Slowly, slowly there have been signs New Zealand is emerging from the initial shock of the mosque terror attacks.

Wellingtonians have started moaning about their buses again, Victoria University was still banging on about its name change, Aucklanders were stuck in traffic, the Prime Minister was finally going to China.

But perhaps the surest sign came in the return of a sense of humour. New Zealanders use humour to deal with all manner of things and in this case it proved a worthy weapon against the pro-gun lobby in the US.


It popped its head up after gun lovers in the United States noticed Prime Minister Jacinda Ardern had actually gone ahead with her promise to reform gun laws rather than just make noises which faded away.

Few things better illustrate the chasm in the cultures of the two countries than this debate.

Politicians are usually long-winded but two in this case showed how powerful a few wisely chosen words can be.
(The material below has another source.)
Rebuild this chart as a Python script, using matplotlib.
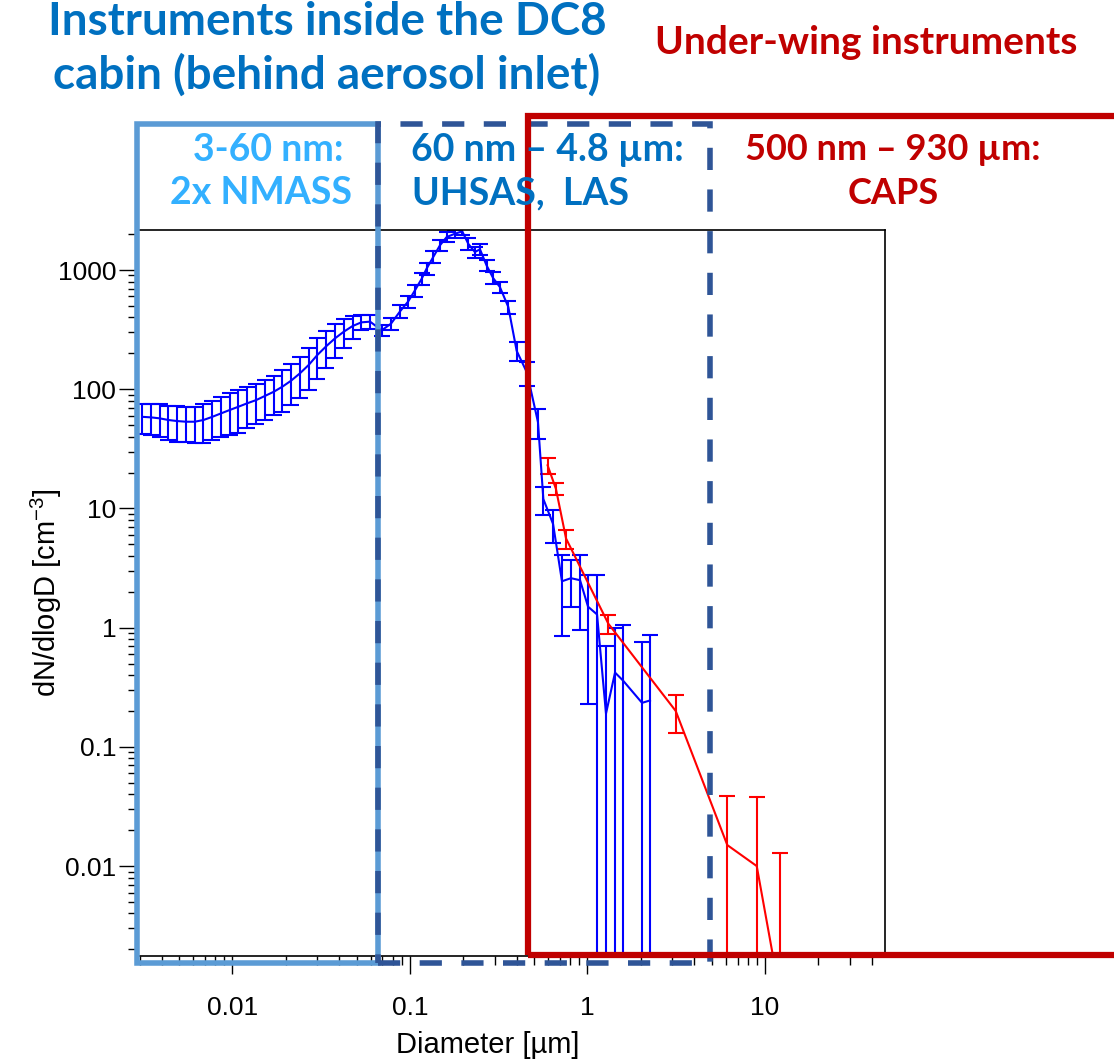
import matplotlib.pyplot as plt
from matplotlib.patches import Rectangle
from matplotlib.ticker import FixedLocator, LogLocator, NullFormatter, FixedFormatter

plt.rcParams.update({'font.family': ['Liberation Sans', 'DejaVu Sans'],
                     'mathtext.default': 'regular'})

# NMASS + UHSAS + LAS (blue), diameter in um
d_blue = [0.0031, 0.00347, 0.00389, 0.00436, 0.00488, 0.00547, 0.00613, 0.00687,
          0.0077, 0.00862, 0.00966, 0.0108, 0.0121, 0.0136, 0.0152, 0.0171, 0.0191,
          0.0214, 0.024, 0.0269, 0.0301, 0.0338, 0.0378, 0.0424, 0.0475, 0.0532, 0.0596,
          0.0693, 0.0782, 0.0879, 0.0978, 0.1067, 0.1164, 0.124, 0.1352, 0.1475, 0.161,
          0.1794, 0.197, 0.213, 0.232, 0.248, 0.270, 0.294, 0.321, 0.358, 0.399, 0.456,
          0.526, 0.564, 0.640, 0.718, 0.807, 0.908, 1.007, 1.132, 1.271, 1.429, 1.585,
          2.028, 2.249]
n_blue = [58.7, 58.1, 57.0, 55.2, 54.1, 53.4, 53.4, 55.2, 58.7, 62.7, 67.0, 71.3, 76.2,
          81.1, 87.7, 95.3, 105, 118, 136, 160, 194, 230, 267, 304, 339, 364, 369,
          312, 355, 450, 546, 676, 845, 1026, 1285, 1611, 1892, 2018, 2113, 1660, 1416,
          1493, 1094, 857, 720, 490, 210, 138, 53, 12.0, 7.4, 2.45, 2.6, 2.5, 1.5, 1.29,
          0.19, 0.42, 0.36, 0.234, 0.245]
e_blue = [16.5, 17, 17.5, 17.6, 17.7, 17.6, 18, 20, 21, 23, 26, 28, 29, 30, 32, 35, 40,
          44, 52, 62, 73, 80, 85, 84, 76, 52, 48,
          35, 42, 55, 65, 80, 95, 120, 150, 170, 180, 170, 150, 200, 150, 160, 120, 100,
          80, 63, 37, 31, 15, 3.2, 2.3, 1.6, 1.1, 1.55, 1.27, 1.5, 0.51, 0.58, 0.69,
          0.52, 0.62]

# CAPS (red)
d_red = [0.596, 0.664, 0.757, 1.31, 3.14, 6.13, 8.98, 12.2]
n_red = [23, 14.6, 5.6, 1.08, 0.20, 0.015, 0.010, 0.0008]
e_red = [3.5, 1.7, 1.0, 0.19, 0.07, 0.024, 0.028, 0.012]

xticks = [0.01, 0.1, 1, 10]
xticklabels = ['0.01', '0.1', '1', '10']
yticks = [0.01, 0.1, 1, 10, 100, 1000]
yticklabels = ['0.01', '0.1', '1', '10', '100', '1000']

W, H = 1114, 1061
fig = plt.figure(figsize=(W / 100, H / 100), dpi=100)
ax = fig.add_axes([137 / W, 1 - 956 / H, (885 - 137) / W, (956 - 230) / H])

ax.errorbar(d_blue, n_blue, yerr=e_blue, color='#0000ff', lw=1.5, capsize=6,
            elinewidth=1.5, capthick=1.5)
ax.errorbar(d_red, n_red, yerr=e_red, color='#ff0000', lw=1.5, capsize=6,
            elinewidth=1.5, capthick=1.5)

ax.set_xscale('log')
ax.set_yscale('log')
ax.set_xlim(0.0029, 47.4)
ax.set_ylim(0.00176, 2167)

ax.xaxis.set_major_locator(FixedLocator(xticks))
ax.xaxis.set_major_formatter(FixedFormatter(xticklabels))
ax.yaxis.set_major_locator(FixedLocator(yticks))
ax.yaxis.set_major_formatter(FixedFormatter(yticklabels))
ax.xaxis.set_minor_locator(LogLocator(base=10, subs=range(2, 10)))
ax.yaxis.set_minor_locator(LogLocator(base=10, subs=range(2, 10)))
ax.xaxis.set_minor_formatter(NullFormatter())
ax.yaxis.set_minor_formatter(NullFormatter())
ax.tick_params(which='major', direction='out', length=13, width=1, labelsize=19)
ax.tick_params(which='minor', direction='out', length=6.5, width=1)
ax.tick_params(axis='x', pad=16)
ax.tick_params(axis='y', pad=2)
for s in ax.spines.values():
    s.set_linewidth(1.2)

ax.set_xlabel('Diameter [µm]', fontsize=21)
ax.set_ylabel('dN/dlogD [cm$^{-3}$]', fontsize=21)
ax.xaxis.set_label_coords(0.469, -0.103)
ax.yaxis.set_label_coords(-0.097, 0.5)


def box(x0, y0, x1, y1, **kw):
    fig.add_artist(Rectangle((x0 / W, 1 - y1 / H), (x1 - x0) / W, (y1 - y0) / H,
                             transform=fig.transFigure, fill=False, clip_on=False, **kw))


box(137, 124, 378, 963, edgecolor='#5b9bd5', lw=4, zorder=5)
box(378, 124, 710, 963, edgecolor='#2f5597', lw=4, linestyle=(0, (4, 3.5)), zorder=6)
box(528, 116, 1130, 955, edgecolor='#c00000', lw=4.5, zorder=7)

tfont = dict(family=['Lato', 'DejaVu Sans'], weight='bold', ha='center', va='center',
             transform=fig.transFigure, zorder=10)


def label(x, y, s, c, size):
    fig.text(x / W, 1 - y / H, s, color=c, fontsize=size, **tfont)


label(327, 22, 'Instruments inside the DC8', '#0070c0', 33)
label(327, 75, 'cabin (behind aerosol inlet)', '#0070c0', 33)
label(866, 42, 'Under-wing instruments', '#c00000', 28)
label(268, 150, '3-60 nm:', '#33b0ff', 27)
label(261, 193, '2x NMASS', '#33b0ff', 27)
label(547, 150, '60 nm – 4.8 µm:', '#0070c0', 27)
label(521, 193, 'UHSAS,  LAS', '#0070c0', 27)
label(893, 150, '500 nm – 930 µm:', '#c00000', 26)
label(893, 193, 'CAPS', '#c00000', 26)

fig.savefig('out.png', dpi=100)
The first was National MP Chris Bishop, who responded to Australian Senator Fraser Anning's take on the mosque attacks with just two words: "F*** off."

The second was National MP Judith Collins who responded to suggestions the US gun lobby National Rifle Association might get involved in the debate in New Zealand with another two words: "Bugger off."

Other New Zealanders on Twitter also chose to puncture points made by gun fans in the US with humour.

Police Minister Stuart Nash will oversee the gun reforms wanted by Prime Minister Jacinda Ardern. Photo / Mark Mitchell
Police Minister Stuart Nash will oversee the gun reforms wanted by Prime Minister Jacinda Ardern. Photo / Mark Mitchell

There was much debate about the Second Amendment - that part of the US Constitution that allows its citizens to bear arms.

One person responded the Second Amendment in New Zealand was "togs, togs, togs, undies".


Others said that in New Zealand we did not have a Second Amendment – we had Second Breakfast, a Hobbit reference.

Many expressed touching concern about how New Zealanders – most of whom did not have guns to start with - would protect themselves now.

Someone else in the US reassured those people that most New Zealanders had "machine shops" in their back yard and could easily whip up a DIY gun. A Kiwi deadpanned back that our number eight wire skills were indeed renowned.

One wit wrote that while the US had the NRA, New Zealand had the National Eftpos Machine Association - a reference to Abdul Aziz who tried to drive off the gunman with an eftpos machine and has become a hero for his actions.

The only real debate on the matter in New Zealand was why it had not already made the reforms. All parties had questions to answer on this.

Both National and NZ First brushed away their previous reluctance to reform, saying things had now changed and hindsight was no use at all.


Former Prime Minister Helen Clark was refreshingly honest when centre right commentator Matthew Hooton took her to task on Twitter over the failure to reform the laws in her years from 1999 to 2008.

This came after Clark had said she was Prime Minister for nine years "and it never came to the top of the pile. It's a pity that it wasn't top of the priority list".

After Hooton pointed out it was the PM who set the "priority list", Clark pointed out she was relying on the votes of United Future, which at the time was in cahoots with the Outdoor Recreation Party – which supported hunting.

Then it came, an acknowledgement "this was a failure on my watch". She added that she hoped Ardern would be able to see through the full set of reforms she wanted.

It was another small party, NZ First, that risked standing in the way this time round. The horror of those mosque attacks effectively neutered its objections.

Its MP Ron Mark had previously repeatedly dismissed any suggestion of restricting gun laws or introducing a comprehensive register as "rubbish".


This time, NZ First was quickly brought onside for at least the first tranche of the gun reforms: the swift banning of military style semi-automatic rifles and some ammunition.

The second tranche – including a proposed register - will come after things have calmed down and will involve more complex discussions.

Those seem likely to be put forward in an election year, when NZ First is again trying to claw its way above the 5 per cent threshold and may well want to appeal to the very voters who do not support the restrictions.

Change may be a more difficult task then.

If so, Ardern may want to borrow some words from Bishop and Collins.